Alice had been very sober ever since the wedding. The night before Chicken Little had found her crying.
“It’s nothing, dear. I’m just silly enough to be worrying because I can’t be somebody,” she told Chicken Little. “If I could only find a way to go to school two years so I could teach! I have been thinking of trying to work for my board, but Mary Miller did that and she had to work so hard she didn’t have time to study and she got sick. I don’t see how I could pay for my books and clothes either. Perhaps Uncle Joseph would lend me the money if I’d write to him—I could pay it back when I got to teaching. But I can’t bear to, after the way he treated Mother. She wrote to him when Father died asking him to help settle up Father’s affairs. He sent her $500 and said that was all he could do for her—that he couldn’t spare the time to come here—she could hire a lawyer. Mother never wrote to him again and we never heard from him afterwards. I’ve been told he still lives in Cincinnati and is very rich. Oh, dear, if I only could get that bank stock money—I wish Mr. Gasset would hurry up and do something.”
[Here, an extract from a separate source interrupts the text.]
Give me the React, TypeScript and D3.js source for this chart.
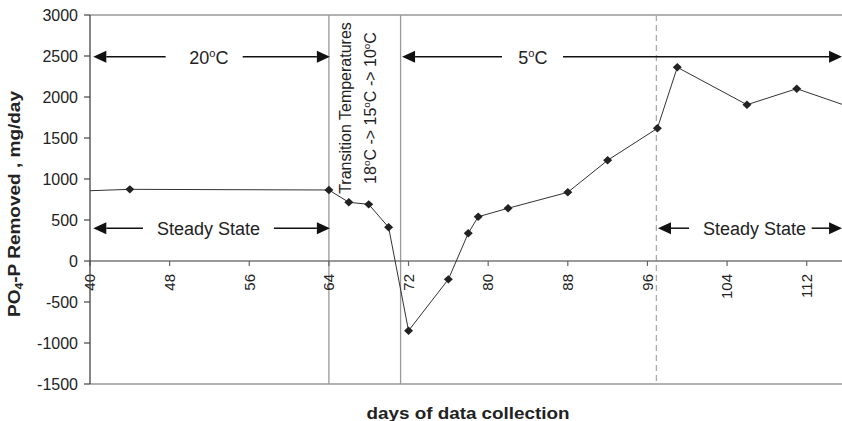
import React from "react";
import * as d3 from "d3";

// data
const days = [36, 44, 64, 66, 68, 70, 72, 76, 78, 79, 82, 88, 92, 97, 99, 106, 111, 117];
const removed = [840, 874, 866, 716, 691, 411, -850, -224, 338, 540, 643, 838, 1228, 1618, 2362, 1906, 2101, 1850];

const xTicks = [40, 48, 56, 64, 72, 80, 88, 96, 104, 112];
const yTicks = [-1500, -1000, -500, 0, 500, 1000, 1500, 2000, 2500, 3000];

// period boundaries (days)
const transitionStart = 64;
const transitionEnd = 71.2;
const steadyStart = 96.9;

// arrow annotations, in data units
const arrowRows = [
  { label: "20", deg: true, from: 40.33, to: 64.1, value: 2490, gap: [47.6, 55.34], center: 51.95 },
  { label: "5", deg: true, from: 71.35, to: 115.55, value: 2490, gap: [81.39, 87.52], center: 84.5 },
  { label: "Steady State", deg: false, from: 40.33, to: 64.1, value: 400, gap: [45.32, 58.48], center: 51.9 },
  { label: "Steady State", deg: false, from: 97.06, to: 115.55, value: 400, gap: [100.18, 112.5], center: 106.75 },
];

const W = 842;
const H = 421;
const left = 90;
const top = 15;
const bottom = 384;
const right = 850;

const font = "'Liberation Sans', Arial, sans-serif";

const x = d3.scaleLinear().domain([40, 112]).range([left, 806.7]);
const y = d3.scaleLinear().domain([-1500, 3000]).range([bottom, top]);

function Deg({ size }: { size: number }) {
  return (
    <>
      <tspan fontSize={size * 0.62} dy={-size * 0.4}>o</tspan>
      <tspan dy={size * 0.4}>C</tspan>
    </>
  );
}

function Arrow({ x1, x2, yy }: { x1: number; x2: number; yy: number }) {
  // line from x1 to arrow tip at x2
  const dir = x2 > x1 ? 1 : -1;
  const len = 13, hw = 6;
  return (
    <g>
      <line x1={x1} x2={x2 - dir * len} y1={yy} y2={yy} stroke="#111" strokeWidth={1.5} />
      <path d={`M${x2},${yy} L${x2 - dir * len},${yy - hw} L${x2 - dir * len},${yy + hw} Z`} fill="#111" />
    </g>
  );
}

export default function App() {
  const pts = days.map((d, i) => [x(d), y(removed[i])] as [number, number]);
  const line = d3.line()(pts) || "";

  return (
    <svg width={W} height={H} style={{ position: "absolute", left: 0, top: 0, background: "#fff" }} fontFamily={font}>
      <defs>
        <clipPath id="plot">
          <rect x={left} y={top - 1} width={right - left} height={bottom - top + 2} />
        </clipPath>
      </defs>

      {/* frame */}
      <line x1={left} x2={right} y1={top} y2={top} stroke="#999" strokeWidth={1.3} />
      <line x1={left} x2={right} y1={bottom} y2={bottom} stroke="#999" strokeWidth={1.3} />

      {/* period lines */}
      <line x1={x(transitionStart)} x2={x(transitionStart)} y1={top} y2={bottom} stroke="#999" strokeWidth={1.3} />
      <line x1={x(transitionEnd)} x2={x(transitionEnd)} y1={top} y2={bottom} stroke="#999" strokeWidth={1.3} />
      <line x1={x(steadyStart)} x2={x(steadyStart)} y1={top} y2={bottom} stroke="#aaa" strokeWidth={1.3} strokeDasharray="6,4" />

      {/* zero axis */}
      <line x1={left} x2={right} y1={y(0)} y2={y(0)} stroke="#777" strokeWidth={1.5} />
      {xTicks.map(t => (
        <g key={t}>
          <line x1={x(t)} x2={x(t)} y1={y(0)} y2={y(0) + 5} stroke="#666" strokeWidth={1.2} />
          <text
            transform={`translate(${x(t)},274) rotate(-90)`}
            textAnchor="end"
            dy="0.35em"
            fontSize={15}
            fill="#222"
          >
            {t}
          </text>
        </g>
      ))}

      {/* y axis */}
      <line x1={left} x2={left} y1={top} y2={bottom} stroke="#444" strokeWidth={1.3} />
      {yTicks.map(t => (
        <g key={t}>
          <line x1={left - 6} x2={left} y1={y(t)} y2={y(t)} stroke="#444" strokeWidth={1.2} />
          <text x={78} y={y(t)} dy="0.36em" textAnchor="end" fontSize={16} fill="#222">
            {t}
          </text>
        </g>
      ))}

      {/* data */}
      <g clipPath="url(#plot)">
        <path d={line} fill="none" stroke="#333" strokeWidth={1} />
        {pts.map(([px, py], i) => (
          <path key={i} d={`M${px},${py - 4.2} L${px + 4.5},${py} L${px},${py + 4.2} L${px - 4.5},${py} Z`} fill="#222" />
        ))}
      </g>

      {/* arrow annotations */}
      {arrowRows.map((r, i) => {
        const yy = y(r.value);
        return (
          <g key={i}>
            <Arrow x1={x(r.gap[0])} x2={x(r.from)} yy={yy} />
            <Arrow x1={x(r.gap[1])} x2={x(r.to)} yy={yy} />
            <text x={x(r.center)} y={yy + 7} textAnchor="middle" fontSize={18} fill="#222">
              {r.label}
              {r.deg && <Deg size={18} />}
            </text>
          </g>
        );
      })}

      {/* transition label */}
      <g transform={`translate(351,108) rotate(-90)`} fill="#222" fontSize={16}>
        <text textAnchor="middle">Transition Temperatures</text>
        <text textAnchor="middle" y={25}>
          18<Deg size={16} /> -&gt; 15<Deg size={16} /> -&gt; 10<Deg size={16} />
        </text>
      </g>

      {/* axis titles */}
      <text
        transform="translate(20,204) rotate(-90)"
        textAnchor="middle"
        fontSize={17}
        fontWeight="bold"
        fill="#222"
        textLength={226}
        lengthAdjust="spacingAndGlyphs"
      >
        PO<tspan fontSize={11} dy={3}>4</tspan>
        <tspan dy={-3}>-P Removed , mg/day</tspan>
      </text>
      <text
        x={468}
        y={419}
        textAnchor="middle"
        fontSize={16}
        fontWeight="bold"
        fill="#222"
        textLength={203}
        lengthAdjust="spacingAndGlyphs"
      >
        days of data collection
      </text>
    </svg>
  );
}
Alice poured out her troubles to the child for want of an older listener and Chicken Little sympathized acutely.
She wanted to talk it over with her father but Dr. Morton had been called away some distance into the country to see a patient and had not returned. She relieved her mind to Katy and Gertie on the way to school that morning and they were satisfyingly indignant over Alice’s troubles, but had no suggestions to offer.
“Her uncle’s an old skinflint—that’s what he is. He’s awful rich and owns a big stove factory all by himself. Father orders stoves from there. He and Mamma say it’s a shame he doesn’t do something for Alice when she’s his only brother’s child.”
The matter troubled Jane all day and she was still thinking about it when she started home from school. She was half way home before she remembered about going to the postoffice.
There was a letter from Frank and she was just starting homeward again with it clasped tight in her hand, when someone hailed her.
“Hello, Chicken Little Jane, are you postman today?”
It was Dick Harding.
“Going straight home? I’m going your way then. Here, let me carry your books.”